◆ GIVEN REQUEST
Leaving out every picture, retype the lines below from the top through the one that contains "(cloudS) at (338,69);".

◆ STORED DATA
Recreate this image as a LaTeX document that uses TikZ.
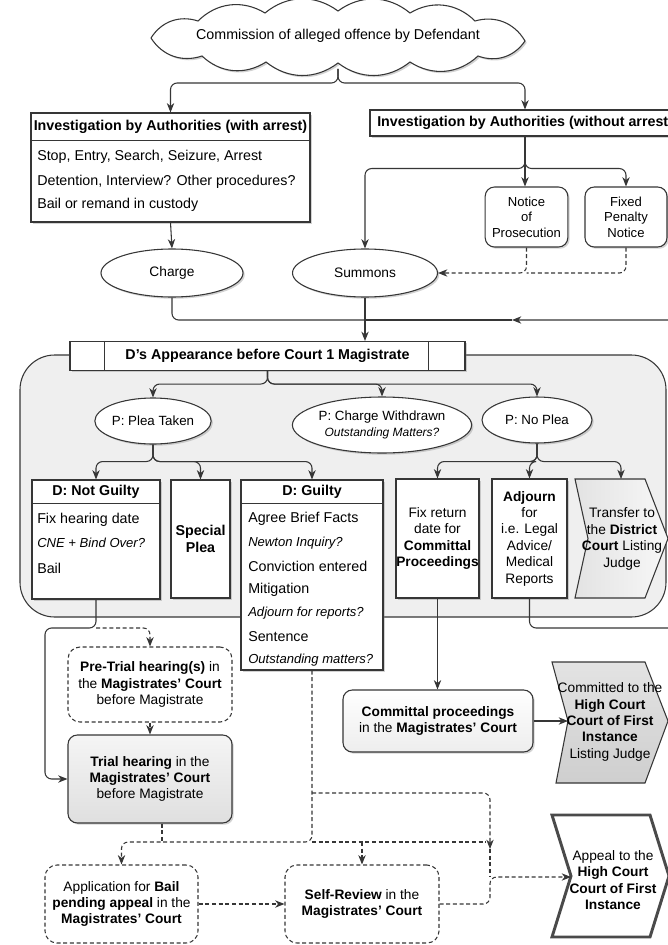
\documentclass[tikz,border=0pt]{standalone}
\usepackage{fontspec}
\setmainfont{Liberation Sans}
\usetikzlibrary{shapes.geometric,shapes.symbols,arrows.meta,calc,shadows}
\definecolor{linec}{HTML}{363636}
\definecolor{bgc}{HTML}{EFEFEF}
\begin{document}
\begin{tikzpicture}[x=0.75pt,y=-0.75pt,
 conn/.style={draw=linec,line width=0.8pt},
 arr/.style={conn,-{Stealth[length=7pt,width=5.5pt,inset=2.2pt]}},
 rc/.style={rounded corners=5pt},
 dashc/.style={conn,dash pattern=on 3pt off 2pt},
 darr/.style={arr,dash pattern=on 3pt off 2pt},
 shd/.style={drop shadow={shadow xshift=1.3pt,shadow yshift=-1.3pt,opacity=0.35}},
 box/.style={draw=linec,line width=0.8pt,fill=white,shd},
 rbox/.style={box,rounded corners=7pt},
 dbox/.style={draw=linec,line width=0.8pt,fill=white,rounded corners=9pt,dash pattern=on 3pt off 2pt},
 ell/.style={ellipse,box},
 txt/.style={font=\fontsize{10.3}{12.3}\selectfont,align=center,inner sep=0pt},
 etxt/.style={font=\fontsize{10}{12}\selectfont,align=center,inner sep=0pt},
 stxt/.style={font=\fontsize{9.8}{11.6}\selectfont,align=center,inner sep=0pt},
 item/.style={font=\fontsize{10.7}{13}\selectfont,inner sep=0pt,anchor=west},
 iitem/.style={font=\fontsize{9.8}{12}\selectfont\itshape,inner sep=0pt,anchor=west},
 hdr/.style={font=\fontsize{10.7}{13}\selectfont\bfseries,inner sep=0pt},
 chev/.style={draw=linec,line width=0.8pt},
 puff/.style={bend left=38}
]
\useasboundingbox (0,0) rectangle (667,945);
\fill[white] (0,0) rectangle (667,945);

% background region
\draw[conn,fill=bgc,rounded corners=26pt] (20,355) rectangle (666,617);

% top cloud
\draw[conn,fill=white,shd] (151,38) to[puff] (198,21) to[puff] (265,13) to[puff] (338,11)
   to[puff] (410,13) to[puff] (475,21) to[puff] (525,41) to[puff] (478,56) to[puff] (410,62)
   to[puff] (338,63) to[puff] (266,62) to[puff] (202,56) to[puff] (151,38);
\node[font=\fontsize{10.7}{13}\selectfont,inner sep=0pt] (cloud) at (338,36) {Commission of alleged offence by Defendant};
\coordinate (cloudS) at (338,69);

% investigation with arrest
\node[box,minimum width=209.25pt,minimum height=81.75pt] (inv1) at (170.5,167.5) {};
\draw[conn] ($(inv1.north west)+(0,28)$) -- ($(inv1.north east)+(0,28)$);
\node[hdr] (inv1h) at ($(inv1.north)+(0,14)$) {Investigation by Authorities (with arrest)};
\node[item] (inv1a) at (37,157) {Stop, Entry, Search, Seizure, Arrest};
\node[item] (inv1b) at (37,182) {Detention, Interview? Other procedures?};
\node[item] (inv1c) at (37,205) {Bail or remand in custody};

% investigation without arrest
\node[box,minimum width=232.5pt,minimum height=19.5pt] (inv2) at (525,123) {};
\node[hdr,anchor=west] (inv2h) at (377,123) {Investigation by Authorities (without arrest};

\node[rbox,stxt,minimum width=62pt,minimum height=45pt] (notice) at (526.5,217) {Notice\\of\\Prosecution};
\node[rbox,stxt,minimum width=61.5pt,minimum height=45pt] (fixed) at (626,217) {Fixed\\Penalty\\Notice};

\node[ell,txt,minimum width=106.5pt,minimum height=36pt] (charge) at (172,273) {Charge};
\node[ell,txt,minimum width=108.75pt,minimum height=36pt] (summons) at (365,273) {Summons};

% appearance bar
\node[box,hdr,minimum width=296.25pt,minimum height=21.75pt] (bar) at (267.5,356) {D's Appearance before Court 1 Magistrate};
\draw[conn] ($(bar.north west)+(35,0)$) -- ($(bar.south west)+(35,0)$);
\draw[conn] ($(bar.north east)+(-37,0)$) -- ($(bar.south east)+(-37,0)$);

% ellipses
\node[ell,etxt,minimum width=85.5pt,minimum height=34.5pt] (plea) at (153,421) {P: Plea Taken};
\node[ell,etxt,minimum width=120pt,minimum height=42pt] (withdrawn) at (382,425) {P: Charge Withdrawn\\{\fontsize{9}{11}\selectfont\itshape Outstanding Matters?}};
\node[ell,etxt,minimum width=82.5pt,minimum height=34.5pt] (noplea) at (537,420) {P: No Plea};

% not guilty
\node[box,minimum width=96pt,minimum height=89.25pt] (ng) at (96,539.5) {};
\draw[conn] ($(ng.north west)+(0,24)$) -- ($(ng.north east)+(0,24)$);
\node[hdr] (ngh) at ($(ng.north)+(0,12.5)$) {D: Not Guilty};
\node[item] (ng1) at (37,520) {Fix hearing date};
\node[iitem] (ng2) at (37,543) {CNE + Bind Over?};
\node[item] (ng3) at (37,568) {Bail};

% special plea
\node[box,txt,font=\fontsize{10.7}{12.5}\selectfont\bfseries,minimum width=44.25pt,minimum height=88.5pt] (sp) at (200.5,539) {Special\\Plea};

% guilty
\node[box,minimum width=106.5pt,minimum height=142.5pt] (gu) at (312,575) {};
\draw[conn] ($(gu.north west)+(0,24)$) -- ($(gu.north east)+(0,24)$);
\node[hdr] (guh) at ($(gu.north)+(0,12.5)$) {D: Guilty};
\node[item] (g1) at (248,519) {Agree Brief Facts};
\node[iitem] (g2) at (248,543) {Newton Inquiry?};
\node[item] (g3) at (248,566) {Conviction entered};
\node[item] (g4) at (248,590) {Mitigation};
\node[iitem] (g5) at (248,613) {Adjourn for reports?};
\node[item] (g6) at (248,637) {Sentence};
\node[iitem] (g7) at (248,660) {Outstanding matters?};

% no plea outcomes
\node[box,txt,minimum width=62.25pt,minimum height=89.25pt] (fr) at (437.5,538.5) {Fix return\\date for\\\textbf{Committal}\\\textbf{Proceedings}};
\node[box,txt,minimum width=56.25pt,minimum height=89.25pt] (adj) at (529.5,538.5) {\textbf{Adjourn}\\for\\i.e. Legal\\Advice/\\Medical\\Reports};

\draw[chev,left color=gray!22,right color=gray!6] (575,479) -- (645,479) -- (668,538.5) -- (645,598) -- (575,598) -- (588,538.5) -- cycle;
\coordinate (trN) at (621,479);
\node[txt] (trt) at (622,539) {Transfer to\\the \textbf{District}\\\textbf{Court} Listing\\Judge};

% pre-trial and trial
\node[dbox,txt,minimum width=123pt,minimum height=56.25pt] (pretrial) at (150,684.5) {\textbf{Pre-Trial hearing(s)} in\\the \textbf{Magistrates' Court}\\before Magistrate};
\node[rbox,txt,top color=gray!8,bottom color=gray!25,minimum width=123pt,minimum height=66pt] (trial) at (150,779) {\textbf{Trial hearing} in the\\\textbf{Magistrates' Court}\\before Magistrate};

% committal
\node[rbox,txt,top color=white,bottom color=gray!14,minimum width=142.5pt,minimum height=46.5pt] (committal) at (438,721) {\textbf{Committal proceedings}\\in the \textbf{Magistrates' Court}};
\draw[chev,top color=gray!22,bottom color=gray!38] (552,662) -- (645,662) -- (668,721) -- (645,783) -- (556,783) -- (568,721) -- cycle;
\coordinate (cmN) at (568,721);
\node[txt] (cmt) at (610,722) {Committed to the\\\textbf{High Court}\\\textbf{Court of First}\\\textbf{Instance}\\Listing Judge};

% bottom row
\node[dbox,txt,minimum width=114.75pt,minimum height=58.5pt] (bailapp) at (121.5,904) {Application for \textbf{Bail}\\\textbf{pending appeal} in the\\\textbf{Magistrates' Court}};
\node[dbox,txt,minimum width=115.5pt,minimum height=58.5pt] (selfrev) at (362,904) {\textbf{Self-Review} in the\\\textbf{Magistrates' Court}};

\draw[draw=linec!90,line width=2.2pt,fill=white,line join=miter] (552,815) -- (650,815) -- (669,876) -- (650,937) -- (552,937) -- (571,876) -- cycle;
\coordinate (apN) at (571,877);
\node[txt] (apt) at (613,880) {Appeal to the\\\textbf{High Court}\\\textbf{Court of First}\\\textbf{Instance}};

% ---------------- connectors ----------------
\draw[arr,rc] (cloudS) -- ++(0,14) -| (inv1.north);
\draw[arr,rc] (cloudS) -- ++(0,14) -| (inv2.north);
\draw[arr] (inv1.south) -- (charge.north);
\draw[arr,rc] (inv2.south) -- ++(0,32) -| (summons.north);
\draw[arr] (inv2.south) -- (inv2.south |- notice.north);
\draw[arr,rc] (inv2.south) -- ++(0,32) -| (fixed.north);
\draw[dashc,rc] (fixed.south) |- (notice.south |- summons.east);
\draw[darr,rc] (notice.south) |- (summons.east);

\coordinate (j1) at (365,320);
\coordinate (ret) at (695,628);
\coordinate (mid) at (512,320);
\draw[conn,rc] (charge.south) |- (j1);
\draw[arr] (summons.south) -- (summons.south |- bar.north);
\draw[arr,rc] (adj.south) |- (ret) |- (mid);
\draw[conn] (mid) -- (j1);

\draw[arr,rc] (bar.south) -- ++(0,13) -| (plea.north);
\draw[arr,rc] (bar.south) -- ++(0,13) -| (withdrawn.north);
\draw[arr,rc] (bar.south) -- ++(0,13) -| (noplea.north);

\draw[arr,rc] (plea.south) -- ++(0,17) -| (ng.north);
\draw[arr,rc] (plea.south) -- ++(0,17) -| (sp.north);
\draw[arr,rc] (plea.south) -- ++(0,17) -| (gu.north);

\draw[arr,rc] (noplea.south) -- ++(0,18) -| (fr.north);
\draw[arr,rc] (noplea.south) -- ++(0,18) -| (adj.north);
\draw[arr,rc] (noplea.south) -- ++(0,18) -| (trN);

\coordinate (ngj) at (96,628);
\coordinate (lft) at (45,628);
\draw[arr,rc] (ng.south) -- (ngj) -- (lft) |- (trial.west);
\draw[darr,rc] (ngj) -| (pretrial.north);
\draw[darr] (pretrial.south) -- (trial.north);

\draw[arr] (fr.south) -- (fr.south |- committal.north);
\draw[arr] (committal.east) -- (cmN);

\coordinate (yb) at (0,842);
\coordinate (yt) at (0,793);
\coordinate (vx) at (490,0);
\coordinate (apj) at (490,877);
\draw[darr,rc] (gu.south) |- (bailapp.north |- yb) -- (bailapp.north);
\draw[dashc] ($(trial.south)+(12,0)$) -- ($(trial.south |- yb)+(12,0)$);
\draw[darr] (selfrev.north |- yb) -- (selfrev.north);
\draw[dashc] (gu.south |- yb) -- ($(vx |- yb)+(-4,0)$);
\draw[darr,rc] (gu.south |- yt) -- (vx |- yt) -- ($(vx |- yb)+(0,7)$);
\draw[dashc] ($(vx |- yb)+(0,7)$) -- (apj);
\draw[darr,rc] (selfrev.east) -| (apj) -- (apN);
\draw[darr] (bailapp.east) -- (selfrev.west);
\end{tikzpicture}
\end{document}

◆ RESPONSE TO THIS EXERCISE
Recreate this image as a LaTeX document that uses TikZ.
\documentclass[tikz,border=0pt]{standalone}
\usepackage{fontspec}
\setmainfont{Liberation Sans}
\usetikzlibrary{shapes.geometric,shapes.symbols,arrows.meta,calc,shadows}
\definecolor{linec}{HTML}{363636}
\definecolor{bgc}{HTML}{EFEFEF}
\begin{document}
\begin{tikzpicture}[x=0.75pt,y=-0.75pt,
 conn/.style={draw=linec,line width=0.8pt},
 arr/.style={conn,-{Stealth[length=7pt,width=5.5pt,inset=2.2pt]}},
 rc/.style={rounded corners=5pt},
 dashc/.style={conn,dash pattern=on 3pt off 2pt},
 darr/.style={arr,dash pattern=on 3pt off 2pt},
 shd/.style={drop shadow={shadow xshift=1.3pt,shadow yshift=-1.3pt,opacity=0.35}},
 box/.style={draw=linec,line width=0.8pt,fill=white,shd},
 rbox/.style={box,rounded corners=7pt},
 dbox/.style={draw=linec,line width=0.8pt,fill=white,rounded corners=9pt,dash pattern=on 3pt off 2pt},
 ell/.style={ellipse,box},
 txt/.style={font=\fontsize{10.3}{12.3}\selectfont,align=center,inner sep=0pt},
 etxt/.style={font=\fontsize{10}{12}\selectfont,align=center,inner sep=0pt},
 stxt/.style={font=\fontsize{9.8}{11.6}\selectfont,align=center,inner sep=0pt},
 item/.style={font=\fontsize{10.7}{13}\selectfont,inner sep=0pt,anchor=west},
 iitem/.style={font=\fontsize{9.8}{12}\selectfont\itshape,inner sep=0pt,anchor=west},
 hdr/.style={font=\fontsize{10.7}{13}\selectfont\bfseries,inner sep=0pt},
 chev/.style={draw=linec,line width=0.8pt},
 puff/.style={bend left=38}
]
\useasboundingbox (0,0) rectangle (667,945);
\fill[white] (0,0) rectangle (667,945);

% background region
\draw[conn,fill=bgc,rounded corners=26pt] (20,355) rectangle (666,617);

% top cloud
\draw[conn,fill=white,shd] (151,38) to[puff] (198,21) to[puff] (265,13) to[puff] (338,11)
   to[puff] (410,13) to[puff] (475,21) to[puff] (525,41) to[puff] (478,56) to[puff] (410,62)
   to[puff] (338,63) to[puff] (266,62) to[puff] (202,56) to[puff] (151,38);
\node[font=\fontsize{10.7}{13}\selectfont,inner sep=0pt] (cloud) at (338,36) {Commission of alleged offence by Defendant};
\coordinate (cloudS) at (338,69);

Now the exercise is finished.